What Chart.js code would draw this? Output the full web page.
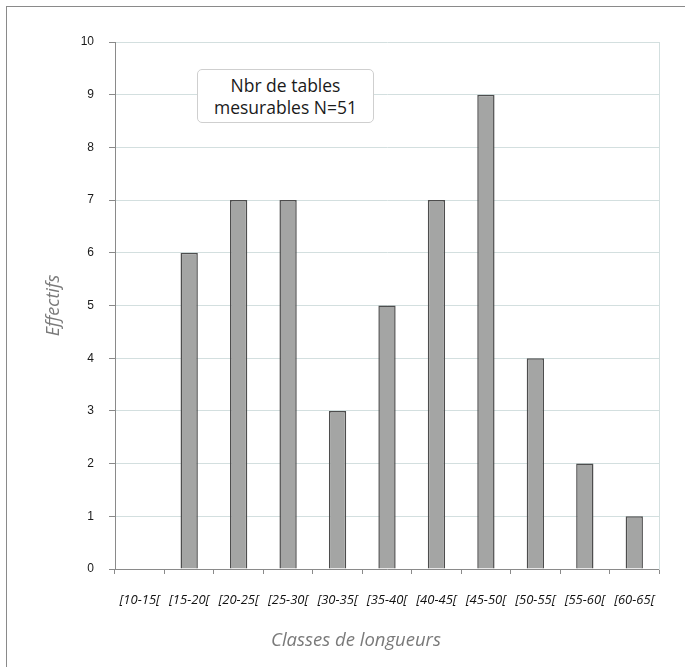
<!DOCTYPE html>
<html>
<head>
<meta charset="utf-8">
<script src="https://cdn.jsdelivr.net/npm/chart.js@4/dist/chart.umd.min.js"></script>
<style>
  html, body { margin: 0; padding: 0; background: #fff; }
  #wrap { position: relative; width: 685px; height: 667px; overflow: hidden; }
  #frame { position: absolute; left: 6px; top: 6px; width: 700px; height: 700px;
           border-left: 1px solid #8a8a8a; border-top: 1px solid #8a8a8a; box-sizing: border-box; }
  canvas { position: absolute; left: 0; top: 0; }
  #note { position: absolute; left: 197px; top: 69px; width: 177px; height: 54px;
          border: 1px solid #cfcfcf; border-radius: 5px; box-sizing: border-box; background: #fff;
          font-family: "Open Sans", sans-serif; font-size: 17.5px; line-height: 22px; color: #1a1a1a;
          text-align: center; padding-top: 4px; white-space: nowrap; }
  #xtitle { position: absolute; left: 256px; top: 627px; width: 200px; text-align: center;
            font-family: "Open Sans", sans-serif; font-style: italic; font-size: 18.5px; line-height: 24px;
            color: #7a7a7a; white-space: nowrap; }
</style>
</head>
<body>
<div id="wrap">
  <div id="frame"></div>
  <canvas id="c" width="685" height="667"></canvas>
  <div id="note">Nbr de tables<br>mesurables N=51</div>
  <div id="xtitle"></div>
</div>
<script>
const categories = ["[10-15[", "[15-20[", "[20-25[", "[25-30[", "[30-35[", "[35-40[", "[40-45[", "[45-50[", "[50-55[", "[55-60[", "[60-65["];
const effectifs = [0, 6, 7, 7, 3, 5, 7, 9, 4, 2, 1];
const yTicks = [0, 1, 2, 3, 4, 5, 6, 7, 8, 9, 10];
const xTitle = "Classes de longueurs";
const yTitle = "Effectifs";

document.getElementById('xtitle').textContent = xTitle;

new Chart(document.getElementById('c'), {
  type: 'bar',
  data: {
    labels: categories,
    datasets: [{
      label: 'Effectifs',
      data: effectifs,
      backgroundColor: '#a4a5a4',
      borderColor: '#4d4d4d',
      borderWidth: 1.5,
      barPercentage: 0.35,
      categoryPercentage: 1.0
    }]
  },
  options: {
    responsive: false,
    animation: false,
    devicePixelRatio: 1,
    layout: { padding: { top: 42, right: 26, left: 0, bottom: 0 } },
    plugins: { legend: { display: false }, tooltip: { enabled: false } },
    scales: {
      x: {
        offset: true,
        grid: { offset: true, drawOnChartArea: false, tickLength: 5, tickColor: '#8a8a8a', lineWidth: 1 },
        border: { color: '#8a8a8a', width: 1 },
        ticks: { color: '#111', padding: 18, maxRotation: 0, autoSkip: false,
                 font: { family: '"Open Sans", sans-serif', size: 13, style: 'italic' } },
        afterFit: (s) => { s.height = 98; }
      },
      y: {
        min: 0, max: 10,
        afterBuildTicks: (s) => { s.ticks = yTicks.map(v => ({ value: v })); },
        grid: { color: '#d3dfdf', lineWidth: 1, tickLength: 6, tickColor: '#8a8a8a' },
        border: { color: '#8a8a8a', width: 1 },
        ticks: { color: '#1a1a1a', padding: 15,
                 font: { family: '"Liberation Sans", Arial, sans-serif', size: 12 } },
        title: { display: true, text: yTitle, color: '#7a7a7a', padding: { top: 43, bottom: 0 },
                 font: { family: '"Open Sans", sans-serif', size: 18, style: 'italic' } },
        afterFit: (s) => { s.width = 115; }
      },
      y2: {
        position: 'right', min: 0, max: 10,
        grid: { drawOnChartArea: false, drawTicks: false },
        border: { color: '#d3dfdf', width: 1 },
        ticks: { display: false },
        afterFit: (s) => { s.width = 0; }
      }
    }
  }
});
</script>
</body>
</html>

### Task directions
Reproduce the whole listing word for word, setting aside any pictures.

### Correct response
What Chart.js code would draw this? Output the full web page.
<!DOCTYPE html>
<html>
<head>
<meta charset="utf-8">
<script src="https://cdn.jsdelivr.net/npm/chart.js@4/dist/chart.umd.min.js"></script>
<style>
  html, body { margin: 0; padding: 0; background: #fff; }
  #wrap { position: relative; width: 685px; height: 667px; overflow: hidden; }
  #frame { position: absolute; left: 6px; top: 6px; width: 700px; height: 700px;
           border-left: 1px solid #8a8a8a; border-top: 1px solid #8a8a8a; box-sizing: border-box; }
  canvas { position: absolute; left: 0; top: 0; }
  #note { position: absolute; left: 197px; top: 69px; width: 177px; height: 54px;
          border: 1px solid #cfcfcf; border-radius: 5px; box-sizing: border-box; background: #fff;
          font-family: "Open Sans", sans-serif; font-size: 17.5px; line-height: 22px; color: #1a1a1a;
          text-align: center; padding-top: 4px; white-space: nowrap; }
  #xtitle { position: absolute; left: 256px; top: 627px; width: 200px; text-align: center;
            font-family: "Open Sans", sans-serif; font-style: italic; font-size: 18.5px; line-height: 24px;
            color: #7a7a7a; white-space: nowrap; }
</style>
</head>
<body>
<div id="wrap">
  <div id="frame"></div>
  <canvas id="c" width="685" height="667"></canvas>
  <div id="note">Nbr de tables<br>mesurables N=51</div>
  <div id="xtitle"></div>
</div>
<script>
const categories = ["[10-15[", "[15-20[", "[20-25[", "[25-30[", "[30-35[", "[35-40[", "[40-45[", "[45-50[", "[50-55[", "[55-60[", "[60-65["];
const effectifs = [0, 6, 7, 7, 3, 5, 7, 9, 4, 2, 1];
const yTicks = [0, 1, 2, 3, 4, 5, 6, 7, 8, 9, 10];
const xTitle = "Classes de longueurs";
const yTitle = "Effectifs";

document.getElementById('xtitle').textContent = xTitle;

new Chart(document.getElementById('c'), {
  type: 'bar',
  data: {
    labels: categories,
    datasets: [{
      label: 'Effectifs',
      data: effectifs,
      backgroundColor: '#a4a5a4',
      borderColor: '#4d4d4d',
      borderWidth: 1.5,
      barPercentage: 0.35,
      categoryPercentage: 1.0
    }]
  },
  options: {
    responsive: false,
    animation: false,
    devicePixelRatio: 1,
    layout: { padding: { top: 42, right: 26, left: 0, bottom: 0 } },
    plugins: { legend: { display: false }, tooltip: { enabled: false } },
    scales: {
      x: {
        offset: true,
        grid: { offset: true, drawOnChartArea: false, tickLength: 5, tickColor: '#8a8a8a', lineWidth: 1 },
        border: { color: '#8a8a8a', width: 1 },
        ticks: { color: '#111', padding: 18, maxRotation: 0, autoSkip: false,
                 font: { family: '"Open Sans", sans-serif', size: 13, style: 'italic' } },
        afterFit: (s) => { s.height = 98; }
      },
      y: {
        min: 0, max: 10,
        afterBuildTicks: (s) => { s.ticks = yTicks.map(v => ({ value: v })); },
        grid: { color: '#d3dfdf', lineWidth: 1, tickLength: 6, tickColor: '#8a8a8a' },
        border: { color: '#8a8a8a', width: 1 },
        ticks: { color: '#1a1a1a', padding: 15,
                 font: { family: '"Liberation Sans", Arial, sans-serif', size: 12 } },
        title: { display: true, text: yTitle, color: '#7a7a7a', padding: { top: 43, bottom: 0 },
                 font: { family: '"Open Sans", sans-serif', size: 18, style: 'italic' } },
        afterFit: (s) => { s.width = 115; }
      },
      y2: {
        position: 'right', min: 0, max: 10,
        grid: { drawOnChartArea: false, drawTicks: false },
        border: { color: '#d3dfdf', width: 1 },
        ticks: { display: false },
        afterFit: (s) => { s.width = 0; }
      }
    }
  }
});
</script>
</body>
</html>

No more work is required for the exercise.